This year, Dr Davor Jancic, Senior Lecturer in the Department of Law, has acted as principal investigator for an extensive study on the promotion of gender equality through parliamentary diplomacy.
The study was commissioned by the European Parliament’s Foreign Affairs Committee and published in November 2021.
Read the full study.
The purpose of this study is to support the European Parliament (EP), in particular its standing delegations, in implementing the commitment made in the EP resolution of 23 October 2020 on gender equality in EU foreign and security policy. Based on desk research as well as quantitative and qualitative empirical analysis, the study describes the existing EP practices of gender equality promotion, analyses whether the current practices deliver on the commitment, and presents what can be learned both from the bottlenecks identified in the EP’s existing institutional arrangements and from the practices of other national parliaments and international parliamentary institutions. The study carries out in-depth case studies of the European Parliament’s gender equality promotion efforts in Saudi Arabia, Serbia and the Euro-Latin American Parliamentary Assembly.

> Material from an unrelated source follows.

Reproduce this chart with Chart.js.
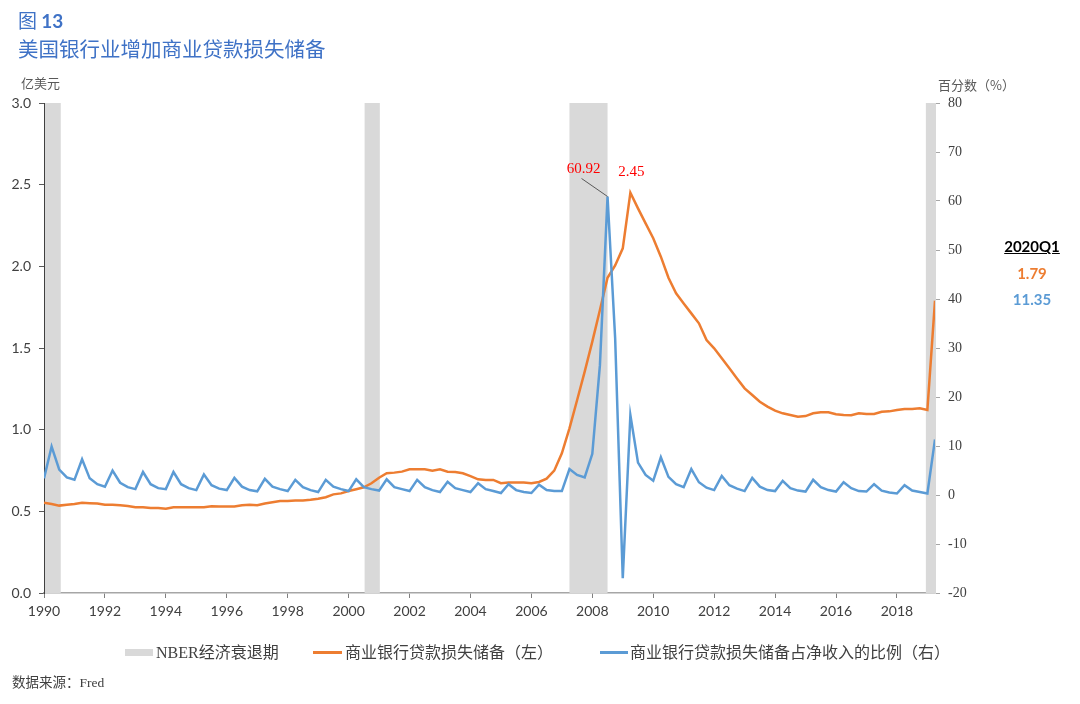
<!DOCTYPE html>
<html>
<head>
<meta charset="utf-8">
<script src="https://cdn.jsdelivr.net/npm/chart.js@4.4.1/dist/chart.umd.min.js"></script>
<style>
  html, body { margin: 0; padding: 0; background: #fff; }
  #wrap { position: relative; width: 1080px; height: 704px; overflow: hidden; background: #fff; }
  #c { position: absolute; left: 0; top: 0; }
  .t { position: absolute; white-space: nowrap; line-height: 1; }
  .cjk { font-family: "Noto Sans CJK SC", "Noto Sans", sans-serif; }
  .serif { font-family: "Liberation Serif", "Noto Sans CJK SC", serif; }
  .sw { position: absolute; }
</style>
</head>
<body>
<div id="wrap">
  <canvas id="c" width="1080" height="704"></canvas>

  <div class="t cjk" style="left:18px;top:10px;font-size:19px;color:#3F72C6;"><span>图</span> <span style="font-family:Lato,'Noto Sans',sans-serif;font-weight:700;">13</span></div>
  <div class="t cjk" style="left:18px;top:38px;font-size:20.5px;color:#3F72C6;">美国银行业增加商业贷款损失储备</div>

  <div class="t cjk" style="left:21px;top:76px;font-size:13px;color:#595959;">亿美元</div>
  <div class="t cjk" style="left:938px;top:78px;font-size:13px;color:#595959;">百分数（%）</div>

  <div class="t" style="left:996px;top:239px;width:72px;text-align:center;font-family:Lato,sans-serif;font-weight:700;font-size:15px;color:#000;text-decoration:underline;">2020Q1</div>
  <div class="t" style="left:996px;top:266px;width:72px;text-align:center;font-family:Lato,sans-serif;font-weight:700;font-size:15px;color:#ED7D31;">1.79</div>
  <div class="t" style="left:996px;top:292px;width:72px;text-align:center;font-family:Lato,sans-serif;font-weight:700;font-size:15px;color:#5B9BD5;">11.35</div>

  <div class="sw" style="left:125px;top:649px;width:28px;height:7px;background:#D9D9D9;"></div>
  <div class="t serif" style="left:156px;top:645px;font-size:16px;color:#404040;">NBER经济衰退期</div>
  <div class="sw" style="left:313px;top:651px;width:29px;height:3px;background:#ED7D31;"></div>
  <div class="t serif" style="left:345px;top:645px;font-size:16px;color:#404040;">商业银行贷款损失储备（左）</div>
  <div class="sw" style="left:600px;top:651px;width:28px;height:3px;background:#5B9BD5;"></div>
  <div class="t serif" style="left:630px;top:645px;font-size:16px;color:#404040;">商业银行贷款损失储备占净收入的比例（右）</div>

  <div class="t serif" style="left:12px;top:676px;font-size:13.5px;color:#404040;">数据来源：Fred</div>
</div>
<script>
// Quarterly series, index 0 = first quarter shown on the axis
const loanLossReserve = [
  0.553, 0.545, 0.535, 0.540, 0.545, 0.553, 0.550, 0.548, 0.540, 0.540,
  0.537, 0.533, 0.525, 0.525, 0.521, 0.521, 0.516, 0.525, 0.525, 0.525,
  0.525, 0.525, 0.531, 0.529, 0.529, 0.529, 0.537, 0.540, 0.537, 0.548,
  0.555, 0.563, 0.563, 0.567, 0.567, 0.571, 0.577, 0.586, 0.604, 0.610,
  0.624, 0.635, 0.647, 0.672, 0.706, 0.733, 0.737, 0.743, 0.757, 0.757,
  0.757, 0.749, 0.757, 0.743, 0.741, 0.733, 0.716, 0.696, 0.692, 0.692,
  0.672, 0.676, 0.676, 0.676, 0.672, 0.680, 0.700, 0.749, 0.855, 1.008,
  1.180, 1.355, 1.539, 1.733, 1.930, 2.005, 2.110, 2.451, 2.355, 2.263,
  2.172, 2.059, 1.930, 1.835, 1.773, 1.712, 1.651, 1.549, 1.498, 1.437,
  1.376, 1.314, 1.253, 1.212, 1.171, 1.141, 1.116, 1.100, 1.090, 1.079,
  1.083, 1.100, 1.106, 1.106, 1.094, 1.090, 1.088, 1.100, 1.096, 1.096,
  1.110, 1.112, 1.120, 1.127, 1.127, 1.131, 1.120, 1.790
];
const reserveToNetIncome = [
  3.4, 9.9, 5.2, 3.6, 3.1, 7.3, 3.4, 2.2, 1.7, 5.0,
  2.5, 1.6, 1.2, 4.7, 2.2, 1.4, 1.2, 4.7, 2.2, 1.4,
  1.0, 4.2, 2.0, 1.3, 1.0, 3.5, 1.7, 1.0, 0.75, 3.3,
  1.7, 1.2, 0.8, 3.1, 1.6, 1.0, 0.6, 3.1, 1.7, 1.2,
  0.8, 3.2, 1.6, 1.2, 0.9, 3.2, 1.6, 1.2, 0.8, 3.1,
  1.6, 1.0, 0.6, 2.7, 1.4, 1.0, 0.6, 2.4, 1.2, 0.8,
  0.4, 2.2, 1.0, 0.6, 0.4, 2.1, 1.0, 0.8, 0.8, 5.3,
  4.1, 3.6, 8.4, 26.5, 60.92, 32.0, -17.0, 16.3, 6.6, 4.1,
  2.9, 7.7, 3.7, 2.2, 1.6, 5.3, 2.6, 1.5, 1.0, 3.9,
  2.0, 1.3, 0.8, 3.5, 1.7, 1.0, 0.8, 2.9, 1.4, 0.9,
  0.7, 3.1, 1.6, 1.0, 0.7, 2.6, 1.4, 0.8, 0.7, 2.2,
  0.9, 0.5, 0.3, 2.0, 0.9, 0.6, 0.3, 11.35
];
// Year tick positions (quarter index) and labels
const yearTickIdx = [0, 8, 16, 24, 32, 40, 48, 56, 64, 72, 80, 88, 96, 104, 112];
const yearLabels = ['1990', '1992', '1994', '1996', '1998', '2000', '2002', '2004',
                    '2006', '2008', '2010', '2012', '2014', '2016', '2018'];
// NBER recession shading (quarter index start / end)
const recessionStart = [0, 42.1, 69, 115.8];
const recessionEnd = [2.2, 44.1, 74, 117];
// Highlighted peaks
const peakBlueIdx = 74, peakBlueText = '60.92';
const peakOrangeIdx = 77, peakOrangeText = '2.45';

const ORANGE = '#ED7D31', BLUE = '#5B9BD5';

const recessionPlugin = {
  id: 'recession',
  beforeDatasetsDraw(chart) {
    const { ctx, chartArea, scales } = chart;
    ctx.save();
    ctx.fillStyle = '#D9D9D9';
    for (let k = 0; k < recessionStart.length; k++) {
      let x1 = scales.x.getPixelForValue(recessionStart[k]);
      const x2 = scales.x.getPixelForValue(recessionEnd[k]);
      x1 = Math.max(x1, chartArea.left + 1);
      ctx.fillRect(x1, chartArea.top, x2 - x1, chartArea.bottom - chartArea.top);
    }
    ctx.restore();
  }
};

const peakPlugin = {
  id: 'peaks',
  afterDatasetsDraw(chart) {
    const { ctx, scales } = chart;
    ctx.save();
    const bx = scales.x.getPixelForValue(peakBlueIdx);
    const by = scales.y1.getPixelForValue(reserveToNetIncome[peakBlueIdx]);
    ctx.strokeStyle = '#595959';
    ctx.lineWidth = 1;
    ctx.beginPath();
    ctx.moveTo(bx - 26, by - 18);
    ctx.lineTo(bx, by);
    ctx.stroke();
    ctx.fillStyle = '#FF0000';
    ctx.font = '15px "Liberation Serif", serif';
    ctx.textAlign = 'center';
    ctx.textBaseline = 'middle';
    ctx.fillText(peakBlueText, bx - 24, by - 27);
    const ox = scales.x.getPixelForValue(peakOrangeIdx);
    const oy = scales.y.getPixelForValue(loanLossReserve[peakOrangeIdx]);
    ctx.fillText(peakOrangeText, ox + 1, oy - 21);
    ctx.restore();
  }
};

const tickFontSans = { family: 'Lato, "Noto Sans", sans-serif', size: 14 };
const tickFontSerif = { family: '"Liberation Serif", serif', size: 14 };

new Chart(document.getElementById('c'), {
  type: 'line',
  data: {
    datasets: [
      {
        label: '商业银行贷款损失储备（左）',
        data: loanLossReserve.map((v, i) => ({ x: i, y: v })),
        borderColor: ORANGE, backgroundColor: ORANGE,
        borderWidth: 2.5, pointRadius: 0, tension: 0, yAxisID: 'y', order: 1
      },
      {
        label: '商业银行贷款损失储备占净收入的比例（右）',
        data: reserveToNetIncome.map((v, i) => ({ x: i, y: v })),
        borderColor: BLUE, backgroundColor: BLUE,
        borderWidth: 2.5, pointRadius: 0, tension: 0, yAxisID: 'y1', order: 0
      }
    ]
  },
  options: {
    responsive: false,
    animation: false,
    devicePixelRatio: 1,
    layout: { padding: { left: 0, top: 103, right: 100, bottom: 81 } },
    plugins: { legend: { display: false }, tooltip: { enabled: false } },
    scales: {
      x: {
        type: 'linear', position: 'bottom', min: 0, max: loanLossReserve.length - 1,
        afterBuildTicks: s => { s.ticks = yearTickIdx.map(v => ({ value: v })); },
        afterFit: s => { s.height = 30; },
        grid: { drawOnChartArea: false, drawTicks: true, tickLength: 5, tickColor: '#7F7F7F', tickWidth: 1 },
        border: { display: true, color: '#A6A6A6', width: 1.5 },
        ticks: {
          autoSkip: false, maxRotation: 0, padding: 5, color: '#404040', font: tickFontSans,
          callback: (v, i) => yearLabels[i]
        }
      },
      y: {
        position: 'left', min: 0, max: 3,
        afterFit: s => { s.width = 44; },
        grid: { drawOnChartArea: false, drawTicks: true, tickLength: 5, tickColor: '#595959' },
        border: { display: true, color: '#404040', width: 1 },
        ticks: { stepSize: 0.5, padding: 8, color: '#404040', font: tickFontSans, callback: v => v.toFixed(1) }
      },
      y1: {
        position: 'right', min: -20, max: 80,
        afterFit: s => { s.width = 45; },
        grid: { drawOnChartArea: false, drawTicks: true, tickLength: 5, tickColor: '#A6A6A6' },
        border: { display: true, color: '#D9D9D9', width: 1 },
        ticks: { stepSize: 10, padding: 8, color: '#404040', font: tickFontSerif }
      }
    }
  },
  plugins: [recessionPlugin, peakPlugin]
});
</script>
</body>
</html>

The study concludes that, while the EP is highly advanced when it comes to gender mainstreaming in external relations, there are a number of aspects that need improvement or fine-tuning.
To facilitate the implementation of the overarching EP gender action plan, the study provides a set of policy recommendations aimed at increasing the effectiveness of gender equality promotion through parliamentary diplomacy. The recommendations comprise proposals to strengthen the institutional framework, clarify the roles of gender focal points, increase access to gender-specific information and training, maximise the use of interparliamentary meetings and DEG activities for gender mainstreaming abroad, streamline the links with civil society and other external stakeholders, and improve the gender dimension of oversight over EP external relations.